Performance is non-linear.
That means your progress might not show up right away — it might stay hidden for weeks or months, then suddenly appear all at once. The real gains often arrive in boosts and clumps.
Sure, some improvements happen quickly — like getting more comfortable with a new drill or movement pattern. But overall performance, especially as you get older, usually follows a different rhythm.
I’ve trained my bag off for 4–5 months straight — 16 hours a week, fully locked in — and felt like my game hadn’t moved an inch. I’d question it. I’d wonder if anything I was doing was working.
But then, out of nowhere — it hits.
A new level. A gear I didn’t have before. The game feels different, sharper, more in control.
That jump didn’t come out of thin air.
It was the result of the building phase.
All the unseen work — the reps, the mental shifts, the nervous system adaptation — created the conditions for that mini-evolution.

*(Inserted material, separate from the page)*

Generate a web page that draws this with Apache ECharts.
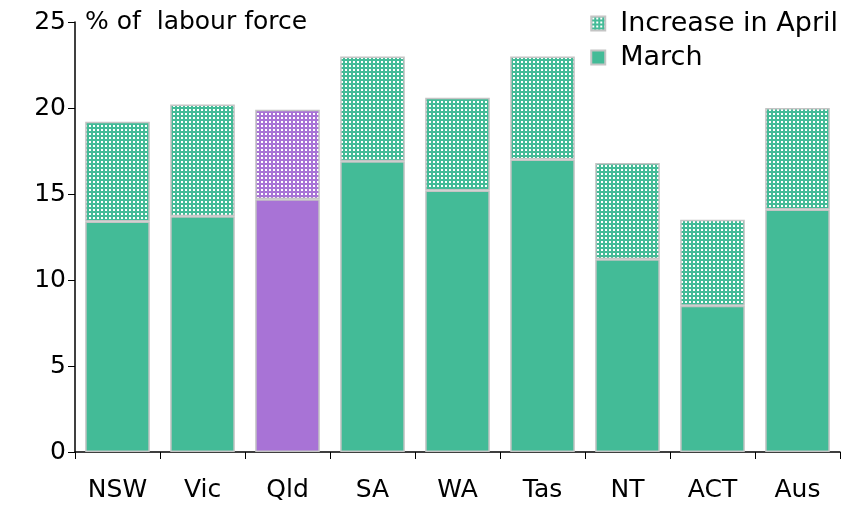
<!DOCTYPE html>
<html>
<head>
<meta charset="utf-8">
<script src="https://cdn.jsdelivr.net/npm/echarts@6/dist/echarts.min.js"></script>
<style>
  html, body { margin: 0; padding: 0; background: #fff; }
  #chart { width: 843px; height: 507px; }
</style>
</head>
<body>
<div id="chart"></div>
<script>
var states = ['NSW', 'Vic', 'Qld', 'SA', 'WA', 'Tas', 'NT', 'ACT', 'Aus']
var march = [13.4, 13.7, 14.7, 16.9, 15.2, 17.0, 11.2, 8.5, 14.1]
var increaseApril = [5.8, 6.5, 5.2, 6.1, 5.4, 6.0, 5.6, 5.0, 5.9]
var highlight = 'Qld'

var GREEN = '#43bb97'
var PURPLE = '#a873d6'
var FONT = 'DejaVu Sans'

// dotted fill for the April increase
function dots(base) {
  var c = document.createElement('canvas')
  c.width = 4
  c.height = 4
  var ctx = c.getContext('2d')
  ctx.fillStyle = base
  ctx.fillRect(0, 0, 4, 4)
  ctx.fillStyle = '#ffffff'
  ctx.fillRect(1, 1, 2, 2)
  return { image: c, repeat: 'repeat' }
}

function marchData() {
  return march.map(function (v, i) {
    if (states[i] === highlight) return { value: v, itemStyle: { color: PURPLE } }
    return v
  })
}

function aprilData() {
  return increaseApril.map(function (v, i) {
    if (states[i] === highlight) return { value: v, itemStyle: { color: dots(PURPLE) } }
    return v
  })
}

var chart = echarts.init(document.getElementById('chart'))
chart.setOption({
  animation: false,
  textStyle: { fontFamily: FONT },
  grid: { left: 75, right: 3, top: 22, bottom: 55 },
  title: {
    text: '% of  labour force',
    left: 80,
    top: 5,
    textStyle: { fontFamily: FONT, fontSize: 25, fontWeight: 'normal', color: '#000' }
  },
  legend: {
    orient: 'vertical',
    right: 0,
    top: 5,
    icon: 'rect',
    itemWidth: 14,
    itemHeight: 14,
    itemGap: 7,
    data: ['Increase in April', 'March'],
    textStyle: { fontFamily: FONT, fontSize: 27, color: '#000', padding: [0, 0, 0, 10] }
  },
  xAxis: {
    type: 'category',
    data: states,
    axisLine: { lineStyle: { color: '#000', width: 1.5 } },
    axisTick: { show: true, length: 7, lineStyle: { color: '#000' } },
    axisLabel: { color: '#000', fontSize: 25, margin: 26, fontFamily: FONT }
  },
  yAxis: {
    type: 'value',
    min: 0,
    max: 25,
    interval: 5,
    splitLine: { show: false },
    axisLine: { show: true, lineStyle: { color: '#000', width: 1.5 } },
    axisTick: { show: true, length: 7, lineStyle: { color: '#000' } },
    axisLabel: { color: '#000', fontSize: 25, margin: 9, fontFamily: FONT }
  },
  series: [
    {
      name: 'March',
      type: 'bar',
      stack: 'total',
      barCategoryGap: '24%',
      data: marchData(),
      itemStyle: { color: GREEN, borderColor: '#c4c4c4', borderWidth: 1.5 }
    },
    {
      name: 'Increase in April',
      type: 'bar',
      stack: 'total',
      data: aprilData(),
      itemStyle: { color: dots(GREEN), borderColor: '#c4c4c4', borderWidth: 1.5 }
    }
  ]
})
</script>
</body>
</html>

That’s what non-linear growth really is.
Right now, I’m at a stage where I can be on the ice 10 hours a week for five months and see no big, visible difference in my game. That’s normal. That’s part of it.
But I also know that everything I’m doing — the volume, the intensity, the details — is stacking up. Same for you.
It’s all contributing to that latent growth that will eventually break through.

That’s why I keep showing up. That’s why I don’t panic when progress hides.
Because when it hits — it changes everything.